Once again we’ve landed in the middle of a national festival we don’t understand. This particular holiday celebrates the defeat of the Spanish in a battle on the volcano, Pinchancha, in 1822.
We assumed, wrongly, that the holiday would be on May 24 but it turns out the holiday was actually celebrated on Friday, May 27. To allow for a long weekend.
Friday evening, having left the music venue and headed home, we found ourselves walking through a thick crowd of people in the plaza. As the crowd grew almost impossibly thick, I noticed they were all facing the same direction toward a 15-foot-tall structure. My mind had just observed this and I had just said to Steve, “Do you think something is about to happen?” When the structure exploded with fireworks: whistles and pops, sparks and smoke, cinders, color and light shooting this way and that for fully five minutes.
For Americans from a nanny state where our safety is mandated, we were far, far too close to this eruption. It went on for about 5 minutes shooting hot cinders and sulfurous smoke in all directions. We were trapped in a crowd with nowhere to go.

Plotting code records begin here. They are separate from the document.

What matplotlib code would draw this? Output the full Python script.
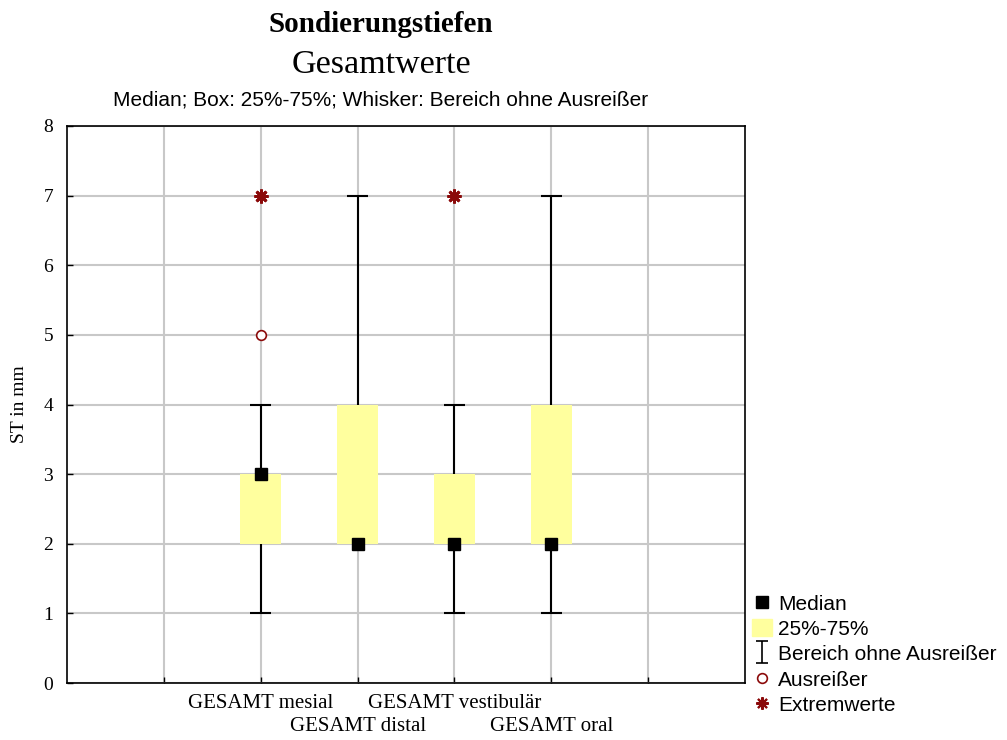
import matplotlib.pyplot as plt
from matplotlib.lines import Line2D
from matplotlib.patches import Patch
from matplotlib.path import Path

categories = ["GESAMT mesial", "GESAMT distal", "GESAMT vestibulär", "GESAMT oral"]
positions = [2, 3, 4, 5]
medians = [3, 2, 2, 2]
q25 = [2, 2, 2, 2]
q75 = [3, 4, 3, 4]
whisker_low = [1, 2, 1, 1]
whisker_high = [4, 7, 4, 7]
outliers = {2: [5]}
extremes = {2: [7], 4: [7]}

serif = ["Liberation Serif", "DejaVu Serif"]
sans = ["Liberation Sans", "DejaVu Sans"]
box_color = "#ffff9e"
red = "#8b0a0a"

W, H = 1007, 740
fig = plt.figure(figsize=(W / 100, H / 100), dpi=100)
ax = fig.add_axes([67 / W, 1 - 683 / H, (745 - 67) / W, (683 - 126) / H])

# boxes
ax.bar(positions, [h - l for h, l in zip(q75, q25)], bottom=q25, width=0.42,
       color=box_color, zorder=2)

# whiskers and caps
for x, lo, q1, q3, hi in zip(positions, whisker_low, q25, q75, whisker_high):
    if hi > q3:
        ax.vlines(x, q3, hi, color="black", lw=1.5, zorder=3)
        ax.hlines(hi, x - 0.11, x + 0.11, color="black", lw=1.5, zorder=3)
    if lo < q1:
        ax.vlines(x, lo, q1, color="black", lw=1.5, zorder=3)
        ax.hlines(lo, x - 0.11, x + 0.11, color="black", lw=1.5, zorder=3)

ax.plot(positions, medians, "s", color="black", ms=8.5, zorder=4)

for x, vals in outliers.items():
    ax.plot([x] * len(vals), vals, "o", mfc="white", mec=red, ms=7, mew=1.2, zorder=4)
for x, vals in extremes.items():
    ax.plot([x] * len(vals), vals, marker=(8, 2, 0), ls="none", color=red,
            ms=10, mew=2, zorder=4)

ax.set_xlim(0, 7)
ax.set_ylim(0, 8)
ax.set_yticks(range(0, 9))
ax.set_xticks(range(1, 7))
ax.set_xticklabels([])
ax.grid(True, color="#c8c8c8", lw=1.5, zorder=0)
ax.set_axisbelow(True)
ax.tick_params(direction="in", length=4, width=1, labelsize=14)
ax.tick_params(axis="y", pad=10)
for lab in ax.get_yticklabels():
    lab.set_fontfamily(serif)
for s in ax.spines.values():
    s.set_linewidth(1.2)

# staggered category labels
for i, (x, name) in enumerate(zip(positions, categories)):
    y = -0.30 if i % 2 == 0 else -0.63
    ax.text(x, y, name, ha="center", va="center", fontsize=15, family=serif)

fig.text(20 / W, 0.5 * ((1 - 683 / H) + (1 - 126 / H)), "ST in mm", rotation=90,
         ha="center", va="center", fontsize=14, family=serif)

fig.text(381 / W, 1 - 32 / H, "Sondierungstiefen", ha="center", va="baseline",
         fontsize=21, fontweight="bold", family=serif)
fig.text(381 / W, 1 - 73 / H, "Gesamtwerte", ha="center", va="baseline",
         fontsize=24.5, family=serif)
fig.text(381 / W, 1 - 106 / H, "Median; Box: 25%-75%; Whisker: Bereich ohne Ausreißer",
         ha="center", va="baseline", fontsize=15, family=sans)

i_shape = Path([(-0.5, 1), (0.5, 1), (0, 1), (0, -1), (-0.5, -1), (0.5, -1)],
               [Path.MOVETO, Path.LINETO, Path.MOVETO, Path.LINETO, Path.MOVETO, Path.LINETO])
handles = [
    Line2D([], [], marker="s", ls="none", color="black", ms=8.5),
    Patch(color=box_color),
    Line2D([], [], marker=i_shape, ls="none", color="black", ms=16, mew=1.2),
    Line2D([], [], marker="o", ls="none", mfc="white", mec=red, ms=7, mew=1.2),
    Line2D([], [], marker=(8, 2, 0), ls="none", color=red, ms=9, mew=1.5),
]
labels = ["Median", "25%-75%", "Bereich ohne Ausreißer", "Ausreißer", "Extremwerte"]
fig.legend(handles, labels, loc="upper left", bbox_to_anchor=(752 / W, 1 - 594 / H),
           frameon=False, prop={"family": sans, "size": 15}, handlelength=0.95,
           handleheight=0.85, handletextpad=0.3, labelspacing=0.28, borderpad=0,
           borderaxespad=0)

fig.savefig("out.png", dpi=100)
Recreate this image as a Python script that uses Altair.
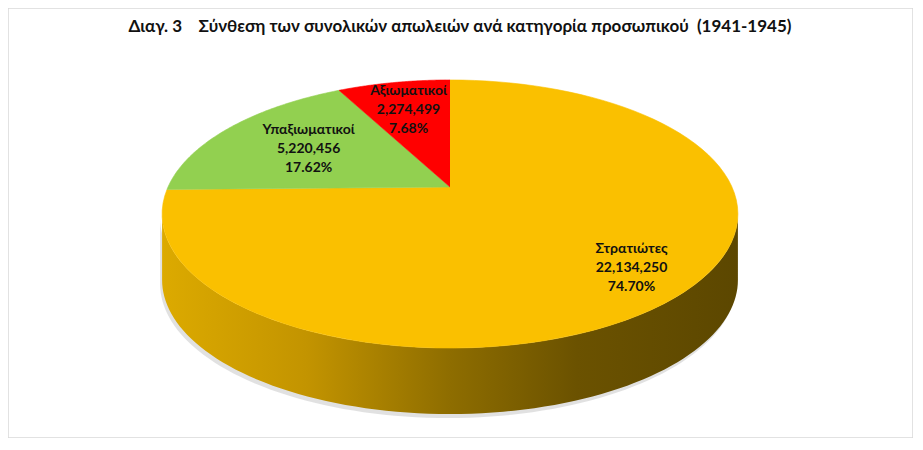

All we could do duck and wait it out hoping that everything went as planned.
When it finally played out. Dancers in animal costumes came out from somewhere and began dancing around the now tattered structure.
We didn’t stick around after that. To suddenly find oneself in the middle of a battle you don’t understand, even a recreated battle, is disconcerting. I was vividly remained that I am a foreigner and whatever I think I understand; I am probably wrong. So keep my eyes open and pay attention.